Photo/Illutration Doctor Kazuaki Fukushima, left in the back, cares for a gravely ill COVID-19 patient by checking a ventilator screen and consulting with Yu Onodera, right, an intensive care specialist, at Komagome Hospital in Tokyo on Sept. 8. (Ryo Kato)

COVID-19 case numbers are steadily declining in Tokyo and other major urban centers this month, suggesting the fifth and largest wave of infections yet is finally ebbing.

But severe cases requiring the use of a ventilator or ECMO heart-lung bypass machine have not declined. Those tend to manifest sometime after a spike in new cases.

Doctors specializing in intensive care have proven some of the most valuable resources brought to the capital from around the nation to help Tokyo hospitals cope with a surge in gravely ill patients from the fifth wave of infections.

Yu Onodera, 38, a specialist at Yamagata University, is one of them. On the night of Sept. 8, he monitored the condition of a patient on a ventilator at the Tokyo Metropolitan Cancer and Infectious Diseases Center Komagome Hospital in Bunkyo Ward.

The patient, who is in his 60s, received oxygen after he was intubated. He was barely conscious because he was given a sedative to ease his pain.

Onodera tried to determine how much pain the patient was experiencing, and whether it came from the intubation or from respiratory failure.

After checking the patient’s blood oxygen saturation level, he instructed workers to lower the level of oxygen that the patient was receiving.

“Gravely ill patients do not recover steadily, often repeating the process of getting better and then worsening again,” he said. “The most difficult decision that intensive care specialists have to make is when patients should be weaned off ventilator support.”

Komagome Hospital, with 815 beds, is well-known as a highly specialized institution that treats cancer patients. But it does not have among its staff intensive care specialists well-versed in using a ventilator.

Using a ventilator for seriously ill COVID-19 patients requires high skill levels because they are not like normal patients with healthy lungs. Operating a ventilator like a doctor would with normal patients will likely damage the remaining healthy parts of a COVID-19 patients’ lungs, according to experts.

The hospital had mainly treated COVID-19 patients with moderate symptoms since the coronavirus pandemic hit last year.
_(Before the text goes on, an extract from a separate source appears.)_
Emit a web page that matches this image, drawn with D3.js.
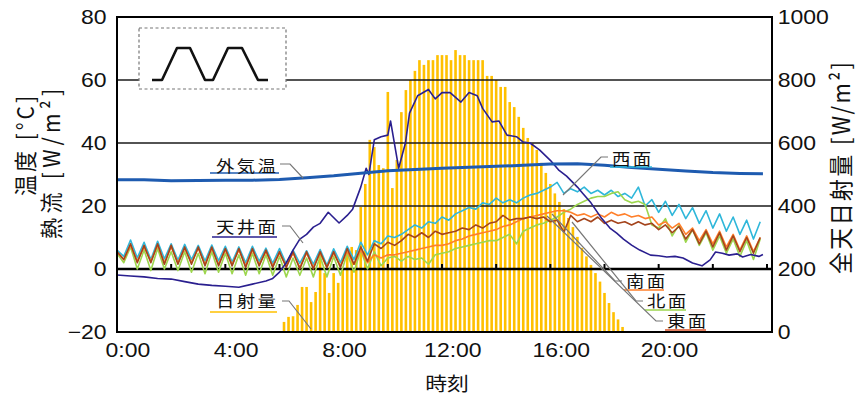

In August, the number of patients admitted to the hospital topped 150, as the highly contagious Delta variant fueled new cases in the Tokyo metropolitan area. In the middle of August, hospital officials moved to accept severely ill patients that other hospitals could not handle.

According to the metropolitan government, about 50 cases required the use of a ventilator or ECMO in the capital in early July. Those cases jumped to about 300 by the end of August.

Komagome Hospital has admitted severely ill patients from time to time. But the most it had treated simultaneously was four.

With a resurgence of caseloads, the hospital rushed to deal with 12 severe cases--the same as the number of ventilators available there--and marshalled doctors from other departments of the hospital.

It also cut back on the number of patients with other diseases it was treating by 40 percent and delayed scheduled surgeries to help ride out the situation that one doctor described as “akin to a natural disaster.”

The Japan ECMO Network, a nonprofit comprised of intensive care specialists, moved to help medical staff in Tokyo by enlisting help from specialists in other prefectures, including Hokkaido, Yamagata and Shimane, where the spread of the virus and the condition of health care systems were not as dire as in the capital.

Those specialists, including Onodera, were sent to Tokyo hospitals from Aug. 23 that were not well-versed at caring for COVID-19 patients with a ventilator.

Experts say it takes a great deal of caution when applying a ventilator to a COVID-19 patient who has developed severe pneumonia.

Health care workers need to fine-tune the device based on the condition of an individual patient’s lungs so as not to further damage their organs.

“Our target was to save as many lives as possible,” said Keiki Shimizu, a senior member of the Japan ECMO Network and head of the Emergency and Critical Care Center at the Tokyo Metropolitan Tama Medical Center, “as many hospitals did not have expertise and experience in caring for gravely ill patients, as they had largely treated those with moderate symptoms.”

When his special assignment ended on Sept. 13, Onodera said working at Komagome Hospital during this latest phase of the pandemic was unlike anything he experienced in his life.

“I have never cared for this many patients with as many cases of serious respiratory failure at one time,” he said. “It was tough indeed.”

Three to four specialists were deployed to Komagome Hospital every day until Sept. 13.

Now doctors at the hospital say they have a better understanding of how to more effectively operate a ventilator in caring for serious COVID-19 cases, after specialists showed them how during study meetings and individually as they were providing intensive care.